▶ [DIRECTIONS] Write out the listing below exactly, and omit any images you find in it.

▶ [SOURCE EXCERPT]
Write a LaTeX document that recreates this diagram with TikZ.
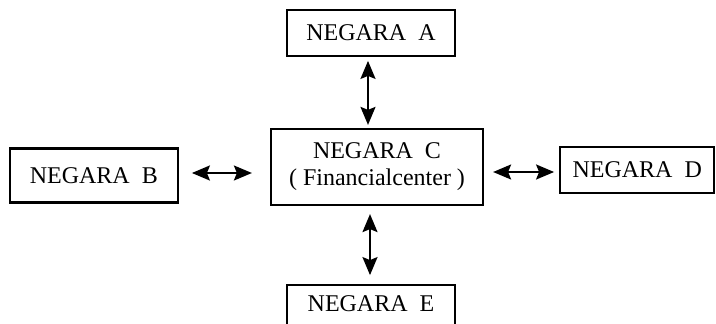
\documentclass[tikz,border=0pt]{standalone}
\usepackage{fontspec}
\setmainfont{Liberation Serif}
\usetikzlibrary{positioning,arrows.meta}

\begin{document}
\begin{tikzpicture}[
    x=1pt,y=1pt,
    country/.style={draw,line width=2.2pt,align=center,inner sep=0pt,minimum width=168pt,minimum height=46pt,font=\fontsize{24}{27}\selectfont},
    link/.style={<->,line width=2pt,>={Stealth[length=18pt,width=15pt,inset=3pt]}},
  ]
    \useasboundingbox (0,0) rectangle (716,-324);
    \node[country,minimum width=212pt,minimum height=76pt] (negc) at (377,-167) {NEGARA\ \ C\\( Financialcenter )};
    \node[country,above=71pt of negc,xshift=-6pt] (nega) {NEGARA\ \ A};
    \node[country,left=91pt of negc,yshift=-8.5pt,minimum height=54pt] (negb) {NEGARA\ \ B};
    \node[country,right=75pt of negc,yshift=-3pt,minimum width=154pt] (negd) {NEGARA\ \ D};
    \node[country,below=78pt of negc,xshift=-6pt,text depth=10pt] (nege) {NEGARA\ \ E};

    \draw[link] ([xshift=-3pt,yshift=-4pt]nega.south) -- ([xshift=-9pt,yshift=3pt]negc.north);
    \draw[link] ([xshift=13pt,yshift=2.5pt]negb.east) -- ([xshift=-18pt,yshift=-6pt]negc.west);
    \draw[link] ([xshift=9pt,yshift=-5pt]negc.east) -- ([xshift=-5pt,yshift=-2pt]negd.west);
    \draw[link] ([xshift=-7pt,yshift=-8pt]negc.south) -- ([xshift=-1pt,yshift=9pt]nege.north);
  \end{tikzpicture}
\end{document}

▶ [TASK RESPONSE]
Write a LaTeX document that recreates this diagram with TikZ.
\documentclass[tikz,border=0pt]{standalone}
\usepackage{fontspec}
\setmainfont{Liberation Serif}
\usetikzlibrary{positioning,arrows.meta}

\begin{document}
\begin{tikzpicture}[
    x=1pt,y=1pt,
    country/.style={draw,line width=2.2pt,align=center,inner sep=0pt,minimum width=168pt,minimum height=46pt,font=\fontsize{24}{27}\selectfont},
    link/.style={<->,line width=2pt,>={Stealth[length=18pt,width=15pt,inset=3pt]}},
  ]
    \useasboundingbox (0,0) rectangle (716,-324);
    \node[country,minimum width=212pt,minimum height=76pt] (negc) at (377,-167) {NEGARA\ \ C\\( Financialcenter )};
    \node[country,above=71pt of negc,xshift=-6pt] (nega) {NEGARA\ \ A};
    \node[country,left=91pt of negc,yshift=-8.5pt,minimum height=54pt] (negb) {NEGARA\ \ B};
    \node[country,right=75pt of negc,yshift=-3pt,minimum width=154pt] (negd) {NEGARA\ \ D};
    \node[country,below=78pt of negc,xshift=-6pt,text depth=10pt] (nege) {NEGARA\ \ E};

    \draw[link] ([xshift=-3pt,yshift=-4pt]nega.south) -- ([xshift=-9pt,yshift=3pt]negc.north);
    \draw[link] ([xshift=13pt,yshift=2.5pt]negb.east) -- ([xshift=-18pt,yshift=-6pt]negc.west);
    \draw[link] ([xshift=9pt,yshift=-5pt]negc.east) -- ([xshift=-5pt,yshift=-2pt]negd.west);
    \draw[link] ([xshift=-7pt,yshift=-8pt]negc.south) -- ([xshift=-1pt,yshift=9pt]nege.north);
  \end{tikzpicture}
\end{document}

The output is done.